The First Settlers of Conesus, Livingston Co., NY
History of the Town of Conesus
Livingston Co., N.Y.
From its First Settlement in 1793, to 1887
William P. Boyd
Conesus, N.Y., 1887
Chapter VI, p. 51-58

Nearly fourteen long years rolled away after Sullivan's campaign against the Seneca Indians before the whiteman first made a forest home in the wilderness of Conesus. This was in the year 1793. There are evidences that plainly show that there may have been one person who came here at an earlier date, - and is given my Mrs. Lucy PATTERSON, who came here in the year 1806 - as thus:

"When I came here, my father would take his horses from the northern part of Conesus, where we lived, over on Turkey Hill, to a small piece of ground that had been cleared several years before, to pasture. This place was known to the earlier settlers, and the "Olcott clearings". This piece of ground consisted of about five acres, which had been cleared and a log fence built around the same, and was at this time covered with grass.
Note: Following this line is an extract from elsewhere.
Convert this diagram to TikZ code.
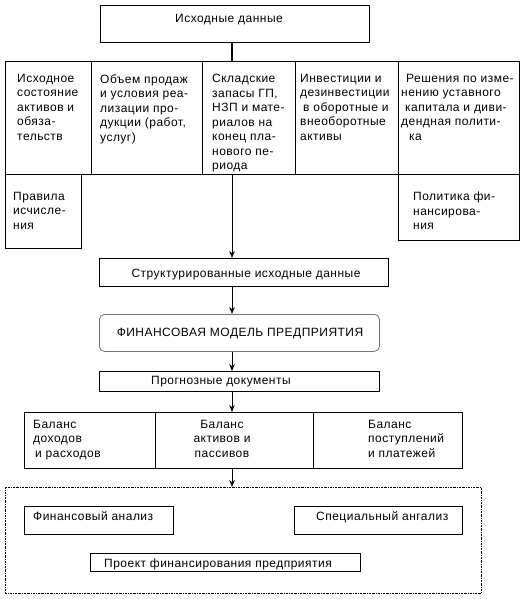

In the center there had been built a Log cabin, in which the settler had lived, which with the fence, had nearly rotted dow; showing that they had been built some years before."

Having no deffinite account of the person or who settled here, we will therefore have to give the honor of the event, to James HENDERSON, who came here from Pennsylvania, and made a permanent settlement at the head of the Conesus lake, upon lands now owned by B.F. & R.F. McMILLEN, in 1793. Here he built him a log house, and soon after brought his family, (consisting of a wife and several children,) to mingle their fortunes with him, in an unknown wilderness. The old log house, it is now said to be still standing, having passed through many storms, and housed many families since.

The next settler, is supposed to have been Hector McKAY, who it is said to have come (some of the old settlers differ in date) in 1795. He located upon lot No. 108, about three-fourths of a mile north of the village of Scottsburgh, where he built him a log house, and in the construction of the same, obtained the assistance of the friendly Indians of Squakie Hill to raise it.

The next early settlers, was Jacob DURHAM, in 1795, and Jessie and Jacob COLLAR, in 1796. After the entrence of these four pioneers the town began to become rapidly settled; and the sound of the woods-man ax, was heard from north to south, and east to west, and to day we can see what the sturdy hands of the Pioneer's have done for us.

We will now turn our attention to the first settlements upon the different lots in the town as given by the early settlers; which we will give who the original owners were, the number of acres was in the lot, the settlers name, and the year he built the first house upon the same. The name of the original owners, and the number of acres in each lot, was copied from an Old Map, drawn by John SCOTT, February 5th, 1821; and now is in the possession of Jotham CLARK, Sen., of this town.

Settlement of Lots

[Note: The area of Conesus was part of a huge tract of New York land originally purchased by the Hon. Nathaniel GORMAN & Oliver PHELPS, Esq. for 300,000 in 1788. It was subsequently sold to Robert MORRIS of Philadelphia, and then in 1792 to Charles WILLIAMSON, an agent of Sir. William PULTENEY, an Englishman. WILLIAMSON held the land up until 1801 [until 1798, by law, Sir PULTENEY, who was classified as an "alien" could not hold or sell land in New York.] A few years after the transfer of title to Sir PULTENEY, he sold part of what was to become the town of Conesus to William BOWERS, retaining 63 lots. When BOWERS died, his 70 lots, were divided among his children: John BOWERS, Mary [BOWERS] CAMPBELL, Rebecca [BOWERS] SCOTT, Mary Ann [BOWERS] Duane, & Harriet [BOWERS] MUMFORD.]